SET PROBLEM: From the first line of the listing below to the line with "anchor=base] (tmeas) at", print each line exactly, and nothing more. Leave out the pictures.

AVAILABLE DATA:
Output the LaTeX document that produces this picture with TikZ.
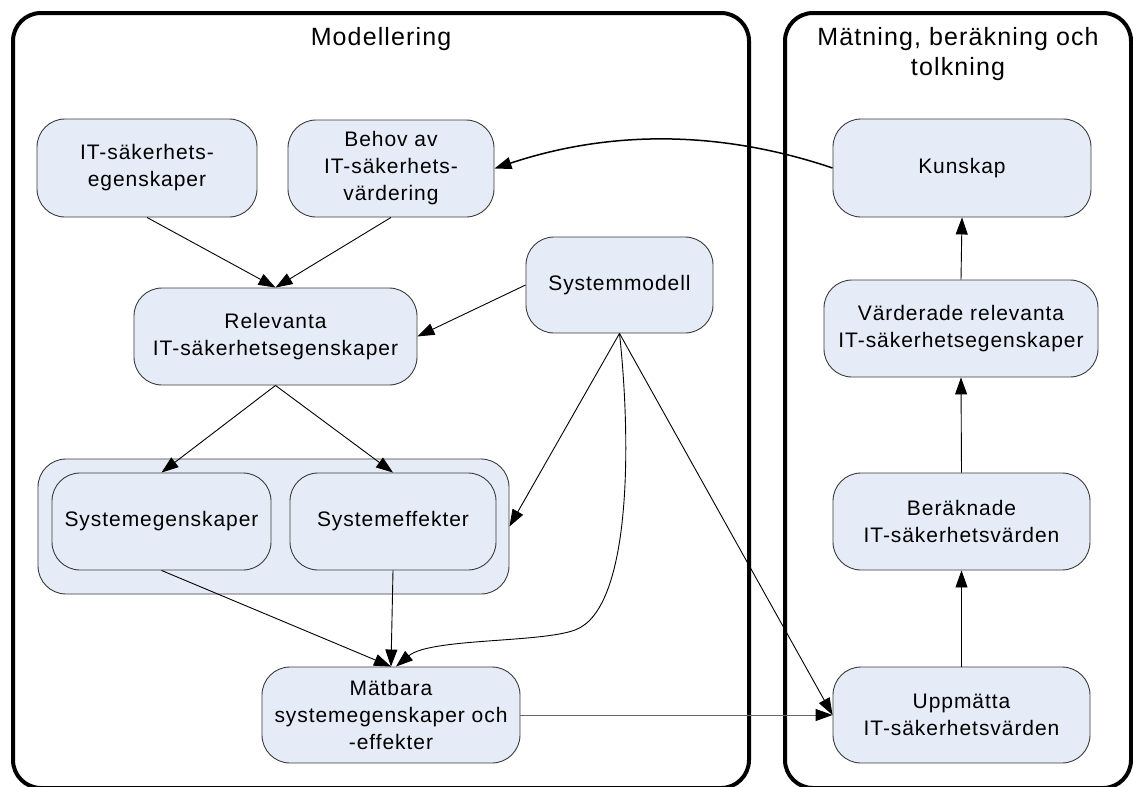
\documentclass[tikz,border=0pt]{standalone}
\usepackage{fontspec}
\setmainfont{Liberation Sans}[LetterSpace=4.5]
\usetikzlibrary{arrows.meta}
\definecolor{boxfill}{HTML}{E6ECF7}
\definecolor{boxline}{HTML}{3A3A3A}
\begin{document}
\begin{tikzpicture}[x=1pt,y=-1pt,
  box/.style={draw=boxline, fill=boxfill, line width=0.9pt, rounded corners=28pt,
    align=center, inner sep=0pt, font=\fontsize{21}{27}\selectfont},
  lane/.style={draw=black, line width=4pt, rounded corners=28pt},
  lanetitle/.style={align=center, inner sep=0pt, font=\fontsize{25}{30}\selectfont},
  conn/.style={line width=0.9pt, -{Triangle[length=17pt,width=12pt,color=black]}},
]
\useasboundingbox (0,0) rectangle (1133,787);

% swimlanes
\draw[lane] (13,13) rectangle (749,788);
\draw[lane] (785,13) rectangle (1131,788);
\node[lanetitle, anchor=base] (tmodel) at (381,45) {Modellering};
\node[lanetitle, anchor=base] (tmeas) at (958,75) {Mätning, beräkning och\\tolkning};

% modelling lane
\node[box, minimum width=220pt, minimum height=98pt] (itse) at (147,168) {IT-säkerhets-\\egenskaper};
\node[box, minimum width=206pt, minimum height=97pt] (behov) at (391,168.5) {Behov av\\IT-säkerhets-\\värdering};
\node[box, minimum width=283pt, minimum height=97pt] (relev) at (275.5,336.5) {Relevanta\\IT-säkerhetsegenskaper};
\node[box, minimum width=187pt, minimum height=96pt] (sysmod) at (619.5,285) {Systemmodell};
\node[box, minimum width=471pt, minimum height=135pt] (group) at (273.5,526.5) {};
\node[box, minimum width=219pt, minimum height=97pt] (syseg) at (161.5,521.5) {Systemegenskaper};
\node[box, minimum width=206pt, minimum height=97pt] (syseff) at (393,521.5) {Systemeffekter};
\node[box, minimum width=258pt, minimum height=96pt] (matb) at (391,715) {Mätbara\\systemegenskaper och\\-effekter};

% measurement lane
\node[box, minimum width=258pt, minimum height=98pt] (kunsk) at (962,168) {Kunskap};
\node[box, minimum width=274pt, minimum height=97pt] (vard) at (961,328.5) {Värderade relevanta\\IT-säkerhetsegenskaper};
\node[box, minimum width=257pt, minimum height=97pt] (berak) at (961.5,521.5) {Beräknade\\IT-säkerhetsvärden};
\node[box, minimum width=257pt, minimum height=96pt] (uppm) at (961.5,715) {Uppmätta\\IT-säkerhetsvärden};

% connectors
\draw[conn] (itse.south) -- (relev.north);
\draw[conn] (behov.south) -- (relev.north);
\draw[conn] (sysmod.west) -- (relev.east);
\draw[conn] (relev.south) -- (syseg.north);
\draw[conn] (relev.south) -- (syseff.north);
\draw[conn] (sysmod.south) -- (group.east);
\coordinate (sweep) at (575,630);
\draw[conn] (sysmod.south) .. controls (632,450) and (630,610) .. (sweep)
  .. controls (540,643) and (430,638) .. ([xshift=5pt]matb.north);
\draw[conn] (sysmod.south) -- (uppm.west);
\draw[conn] (syseg.south) -- (matb.north);
\draw[conn] (syseff.south) -- (matb.north);
\draw[conn, draw=black!60] (matb.east) -- (uppm.west);
\draw[conn] (uppm.north) -- (berak.south);
\draw[conn] (berak.north) -- (vard.south);
\draw[conn] (vard.north) -- (kunsk.south);
\draw[conn, line width=1.5pt] (kunsk.west) .. controls (720,130) and (610,130) .. (behov.east);
\end{tikzpicture}
\end{document}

COMPLETED EXERCISE:
Output the LaTeX document that produces this picture with TikZ.
\documentclass[tikz,border=0pt]{standalone}
\usepackage{fontspec}
\setmainfont{Liberation Sans}[LetterSpace=4.5]
\usetikzlibrary{arrows.meta}
\definecolor{boxfill}{HTML}{E6ECF7}
\definecolor{boxline}{HTML}{3A3A3A}
\begin{document}
\begin{tikzpicture}[x=1pt,y=-1pt,
  box/.style={draw=boxline, fill=boxfill, line width=0.9pt, rounded corners=28pt,
    align=center, inner sep=0pt, font=\fontsize{21}{27}\selectfont},
  lane/.style={draw=black, line width=4pt, rounded corners=28pt},
  lanetitle/.style={align=center, inner sep=0pt, font=\fontsize{25}{30}\selectfont},
  conn/.style={line width=0.9pt, -{Triangle[length=17pt,width=12pt,color=black]}},
]
\useasboundingbox (0,0) rectangle (1133,787);

% swimlanes
\draw[lane] (13,13) rectangle (749,788);
\draw[lane] (785,13) rectangle (1131,788);
\node[lanetitle, anchor=base] (tmodel) at (381,45) {Modellering};
\node[lanetitle, anchor=base] (tmeas) at (958,75) {Mätning, beräkning och\\tolkning};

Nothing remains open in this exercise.